Saw this book in the bookstore today. Seems to be based on a
comment in Hodel's book that his father, whom he accused of
the murder, had met Man Ray. Man Ray was associated with the
Surrealist movement. The surrealists had a game called
Exquite Corpse, based on cut-ups (of sentences). Therefore,
Hodel's father cut Elisabeth Short in half as an artistic
statement to impress the surrealists.
It's so ridiculous I almost picked it up out of sheer
perversity.
Mark
Here's their description (www.exquisitecorpsebook.com):
About our book: Exquisite Corpse is a hypothesis, built from
a wealth of visual and factual material. Unlike others who
have preceded us, we make no definitive claim to solve the
murder of Elizabeth Short, otherwise known as the Black
Dahlia murder of 1947. We do suggest that clues about this
crime may have been hiding, for decades, in plain sight.
Exquisite Corpse presents the theory that Elizabeth
Short's murder may have been informed by surrealist art,
and that the killer was familiar with surrealist art and
ideas. It also proposes that art created after the murder may
have made veiled references to it. Our book generally
supports Steve Hodel's best-selling book Black Dahlia
Avenger, which proposes that George Hodel, the author's
father, was the killer. We take exception to some of Steve
Hodel's claims in Black Dahlia Avenger, however. For
instance, his attribution to his father of many other murders
is provocative but highly questionable, in our view. In
addition, neither of us believes that the unidentified women
pictured in his father's photo album are Elizabeth Short.
Foremost, our book asserts that this gruesome but precisely
executed murder may have been a deranged attempt to imitate
motifs in surrealist art.
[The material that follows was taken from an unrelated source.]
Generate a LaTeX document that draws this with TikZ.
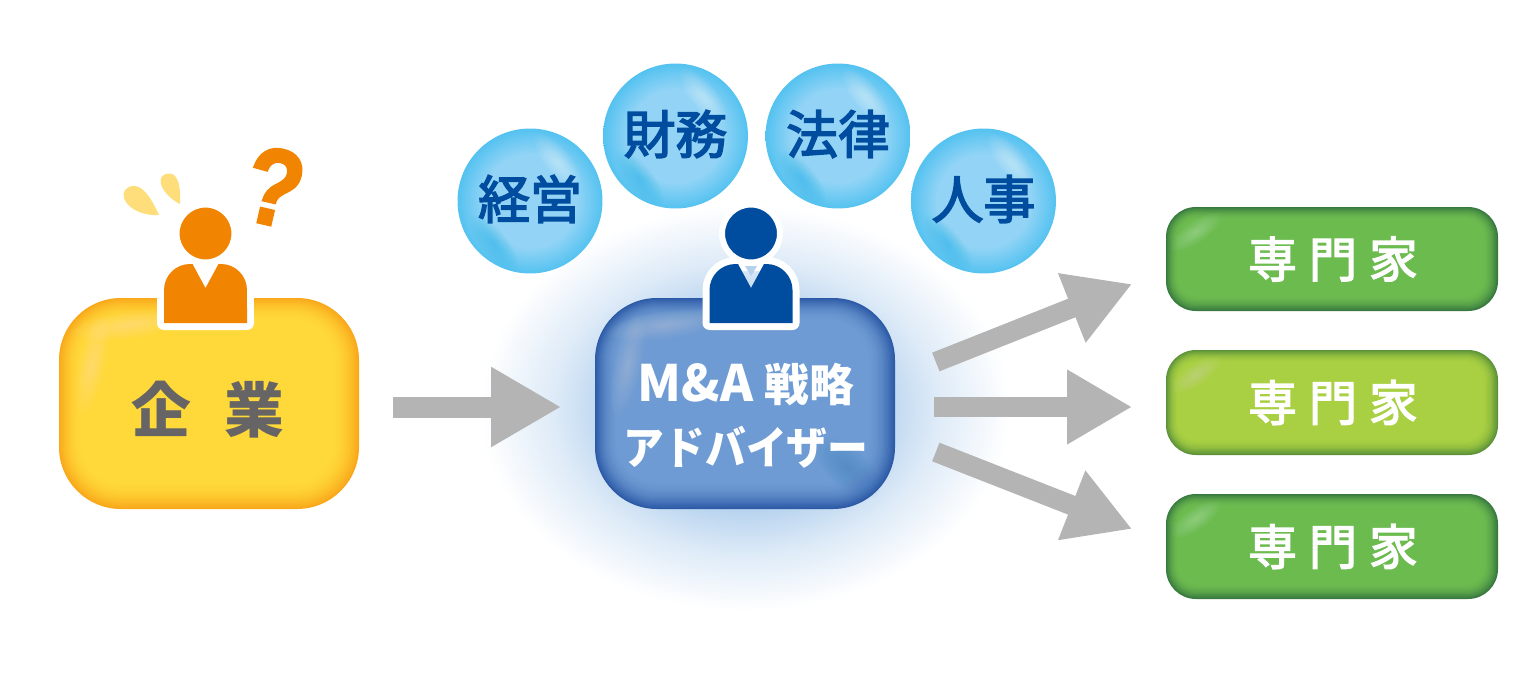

That said, we do not believe that
Man Ray, Marcel Duchamp, or any other surrealist artist was
directly responsible for the murder, or that the killer
himself was an artist. Surrealism was a fascinating and
wide-ranging art movement, filled with wonderful and strange
imagery. The Black Dahlia's possible connection to it is a
small chapter in surrealism's history, another testament to
this art's irrepressible and revolutionary allure.